>> Start

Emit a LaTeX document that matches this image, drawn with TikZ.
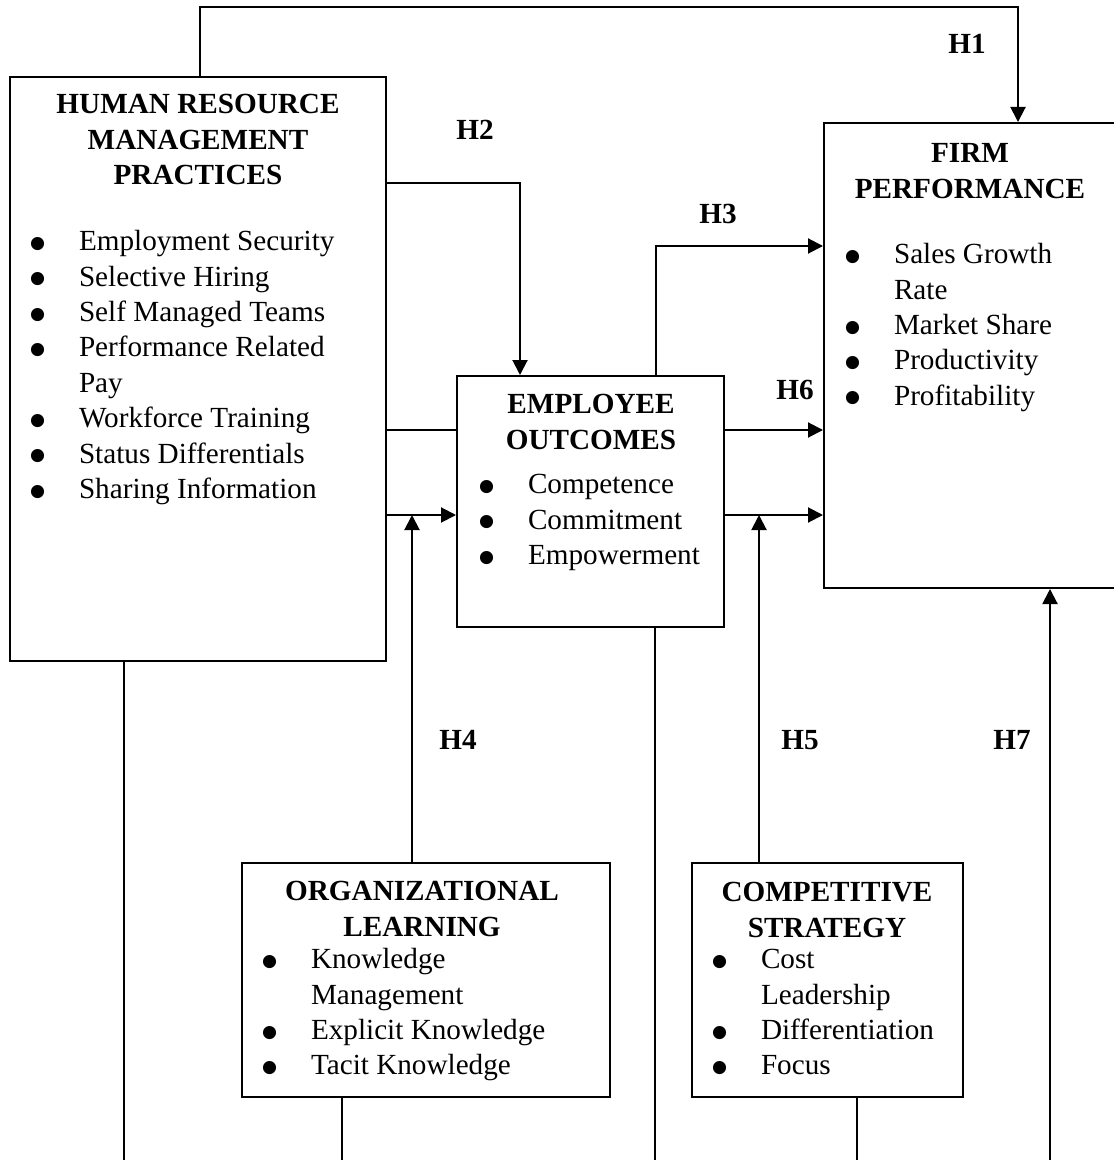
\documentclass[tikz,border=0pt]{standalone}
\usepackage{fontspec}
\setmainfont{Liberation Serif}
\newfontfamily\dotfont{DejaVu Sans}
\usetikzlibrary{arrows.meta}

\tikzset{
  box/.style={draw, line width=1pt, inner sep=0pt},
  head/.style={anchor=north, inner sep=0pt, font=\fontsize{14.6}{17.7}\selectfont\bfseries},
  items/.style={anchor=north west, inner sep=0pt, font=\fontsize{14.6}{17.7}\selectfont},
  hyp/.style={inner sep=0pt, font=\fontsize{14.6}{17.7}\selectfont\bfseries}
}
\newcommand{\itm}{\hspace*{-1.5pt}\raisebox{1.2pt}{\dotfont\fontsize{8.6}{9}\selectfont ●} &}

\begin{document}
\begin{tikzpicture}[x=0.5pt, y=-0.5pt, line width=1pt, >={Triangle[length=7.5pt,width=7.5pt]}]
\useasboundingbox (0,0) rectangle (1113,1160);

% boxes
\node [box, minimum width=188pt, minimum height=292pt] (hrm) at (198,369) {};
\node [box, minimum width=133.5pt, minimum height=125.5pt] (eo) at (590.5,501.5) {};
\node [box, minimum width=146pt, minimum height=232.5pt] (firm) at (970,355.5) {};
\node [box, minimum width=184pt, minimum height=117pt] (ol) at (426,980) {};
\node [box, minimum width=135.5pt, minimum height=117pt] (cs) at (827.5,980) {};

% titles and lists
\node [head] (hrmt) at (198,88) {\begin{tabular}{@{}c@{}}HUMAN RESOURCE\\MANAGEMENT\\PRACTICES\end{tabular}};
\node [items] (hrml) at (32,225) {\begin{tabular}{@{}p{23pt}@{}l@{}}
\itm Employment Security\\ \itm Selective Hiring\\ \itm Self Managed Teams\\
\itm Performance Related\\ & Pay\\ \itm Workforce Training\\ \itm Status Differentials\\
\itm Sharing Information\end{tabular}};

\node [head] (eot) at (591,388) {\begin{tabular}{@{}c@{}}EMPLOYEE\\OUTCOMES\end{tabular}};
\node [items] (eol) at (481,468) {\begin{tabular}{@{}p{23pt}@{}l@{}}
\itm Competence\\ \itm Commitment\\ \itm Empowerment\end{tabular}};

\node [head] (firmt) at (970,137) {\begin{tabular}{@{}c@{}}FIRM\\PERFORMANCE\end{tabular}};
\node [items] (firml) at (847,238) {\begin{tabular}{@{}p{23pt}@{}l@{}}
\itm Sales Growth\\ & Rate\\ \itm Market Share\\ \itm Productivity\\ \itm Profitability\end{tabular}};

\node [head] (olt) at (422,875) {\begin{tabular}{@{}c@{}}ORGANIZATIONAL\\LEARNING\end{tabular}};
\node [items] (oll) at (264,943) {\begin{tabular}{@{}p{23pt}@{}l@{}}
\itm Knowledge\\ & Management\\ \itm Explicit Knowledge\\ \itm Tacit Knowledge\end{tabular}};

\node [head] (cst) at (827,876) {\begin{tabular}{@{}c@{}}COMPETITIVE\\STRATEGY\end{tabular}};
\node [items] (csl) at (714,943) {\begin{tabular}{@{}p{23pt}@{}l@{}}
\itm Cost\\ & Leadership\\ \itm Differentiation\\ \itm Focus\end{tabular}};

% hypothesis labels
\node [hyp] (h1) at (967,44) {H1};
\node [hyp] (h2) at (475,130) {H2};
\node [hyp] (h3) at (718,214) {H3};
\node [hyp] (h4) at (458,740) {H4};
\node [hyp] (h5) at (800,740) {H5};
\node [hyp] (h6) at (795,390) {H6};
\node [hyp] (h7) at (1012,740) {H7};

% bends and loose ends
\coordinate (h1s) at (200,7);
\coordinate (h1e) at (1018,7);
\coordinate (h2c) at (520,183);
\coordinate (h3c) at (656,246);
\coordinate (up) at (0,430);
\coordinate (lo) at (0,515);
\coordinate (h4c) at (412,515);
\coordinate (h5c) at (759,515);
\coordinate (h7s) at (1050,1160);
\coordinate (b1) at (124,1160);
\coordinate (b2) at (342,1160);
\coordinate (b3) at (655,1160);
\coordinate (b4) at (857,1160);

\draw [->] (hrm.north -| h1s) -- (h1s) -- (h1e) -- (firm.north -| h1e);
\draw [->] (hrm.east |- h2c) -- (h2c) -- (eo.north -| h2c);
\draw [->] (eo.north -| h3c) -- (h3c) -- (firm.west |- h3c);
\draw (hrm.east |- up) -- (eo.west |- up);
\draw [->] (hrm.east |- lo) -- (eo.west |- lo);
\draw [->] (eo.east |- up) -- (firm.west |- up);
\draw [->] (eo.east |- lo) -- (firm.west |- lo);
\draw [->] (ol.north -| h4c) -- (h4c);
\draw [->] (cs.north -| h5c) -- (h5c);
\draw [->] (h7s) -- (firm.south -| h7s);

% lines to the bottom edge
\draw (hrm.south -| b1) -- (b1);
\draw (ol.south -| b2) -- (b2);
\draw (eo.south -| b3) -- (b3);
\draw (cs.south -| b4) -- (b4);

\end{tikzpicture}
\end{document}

>> End

• **JOB**
Reproduce the material word for word. Any pictures should be left out of the copy.

• **CORRECT RESPONSE**
Emit a LaTeX document that matches this image, drawn with TikZ.
\documentclass[tikz,border=0pt]{standalone}
\usepackage{fontspec}
\setmainfont{Liberation Serif}
\newfontfamily\dotfont{DejaVu Sans}
\usetikzlibrary{arrows.meta}

\tikzset{
  box/.style={draw, line width=1pt, inner sep=0pt},
  head/.style={anchor=north, inner sep=0pt, font=\fontsize{14.6}{17.7}\selectfont\bfseries},
  items/.style={anchor=north west, inner sep=0pt, font=\fontsize{14.6}{17.7}\selectfont},
  hyp/.style={inner sep=0pt, font=\fontsize{14.6}{17.7}\selectfont\bfseries}
}
\newcommand{\itm}{\hspace*{-1.5pt}\raisebox{1.2pt}{\dotfont\fontsize{8.6}{9}\selectfont ●} &}

\begin{document}
\begin{tikzpicture}[x=0.5pt, y=-0.5pt, line width=1pt, >={Triangle[length=7.5pt,width=7.5pt]}]
\useasboundingbox (0,0) rectangle (1113,1160);

% boxes
\node [box, minimum width=188pt, minimum height=292pt] (hrm) at (198,369) {};
\node [box, minimum width=133.5pt, minimum height=125.5pt] (eo) at (590.5,501.5) {};
\node [box, minimum width=146pt, minimum height=232.5pt] (firm) at (970,355.5) {};
\node [box, minimum width=184pt, minimum height=117pt] (ol) at (426,980) {};
\node [box, minimum width=135.5pt, minimum height=117pt] (cs) at (827.5,980) {};

% titles and lists
\node [head] (hrmt) at (198,88) {\begin{tabular}{@{}c@{}}HUMAN RESOURCE\\MANAGEMENT\\PRACTICES\end{tabular}};
\node [items] (hrml) at (32,225) {\begin{tabular}{@{}p{23pt}@{}l@{}}
\itm Employment Security\\ \itm Selective Hiring\\ \itm Self Managed Teams\\
\itm Performance Related\\ & Pay\\ \itm Workforce Training\\ \itm Status Differentials\\
\itm Sharing Information\end{tabular}};

\node [head] (eot) at (591,388) {\begin{tabular}{@{}c@{}}EMPLOYEE\\OUTCOMES\end{tabular}};
\node [items] (eol) at (481,468) {\begin{tabular}{@{}p{23pt}@{}l@{}}
\itm Competence\\ \itm Commitment\\ \itm Empowerment\end{tabular}};

\node [head] (firmt) at (970,137) {\begin{tabular}{@{}c@{}}FIRM\\PERFORMANCE\end{tabular}};
\node [items] (firml) at (847,238) {\begin{tabular}{@{}p{23pt}@{}l@{}}
\itm Sales Growth\\ & Rate\\ \itm Market Share\\ \itm Productivity\\ \itm Profitability\end{tabular}};

\node [head] (olt) at (422,875) {\begin{tabular}{@{}c@{}}ORGANIZATIONAL\\LEARNING\end{tabular}};
\node [items] (oll) at (264,943) {\begin{tabular}{@{}p{23pt}@{}l@{}}
\itm Knowledge\\ & Management\\ \itm Explicit Knowledge\\ \itm Tacit Knowledge\end{tabular}};

\node [head] (cst) at (827,876) {\begin{tabular}{@{}c@{}}COMPETITIVE\\STRATEGY\end{tabular}};
\node [items] (csl) at (714,943) {\begin{tabular}{@{}p{23pt}@{}l@{}}
\itm Cost\\ & Leadership\\ \itm Differentiation\\ \itm Focus\end{tabular}};

% hypothesis labels
\node [hyp] (h1) at (967,44) {H1};
\node [hyp] (h2) at (475,130) {H2};
\node [hyp] (h3) at (718,214) {H3};
\node [hyp] (h4) at (458,740) {H4};
\node [hyp] (h5) at (800,740) {H5};
\node [hyp] (h6) at (795,390) {H6};
\node [hyp] (h7) at (1012,740) {H7};

% bends and loose ends
\coordinate (h1s) at (200,7);
\coordinate (h1e) at (1018,7);
\coordinate (h2c) at (520,183);
\coordinate (h3c) at (656,246);
\coordinate (up) at (0,430);
\coordinate (lo) at (0,515);
\coordinate (h4c) at (412,515);
\coordinate (h5c) at (759,515);
\coordinate (h7s) at (1050,1160);
\coordinate (b1) at (124,1160);
\coordinate (b2) at (342,1160);
\coordinate (b3) at (655,1160);
\coordinate (b4) at (857,1160);

\draw [->] (hrm.north -| h1s) -- (h1s) -- (h1e) -- (firm.north -| h1e);
\draw [->] (hrm.east |- h2c) -- (h2c) -- (eo.north -| h2c);
\draw [->] (eo.north -| h3c) -- (h3c) -- (firm.west |- h3c);
\draw (hrm.east |- up) -- (eo.west |- up);
\draw [->] (hrm.east |- lo) -- (eo.west |- lo);
\draw [->] (eo.east |- up) -- (firm.west |- up);
\draw [->] (eo.east |- lo) -- (firm.west |- lo);
\draw [->] (ol.north -| h4c) -- (h4c);
\draw [->] (cs.north -| h5c) -- (h5c);
\draw [->] (h7s) -- (firm.south -| h7s);

% lines to the bottom edge
\draw (hrm.south -| b1) -- (b1);
\draw (ol.south -| b2) -- (b2);
\draw (eo.south -| b3) -- (b3);
\draw (cs.south -| b4) -- (b4);

\end{tikzpicture}
\end{document}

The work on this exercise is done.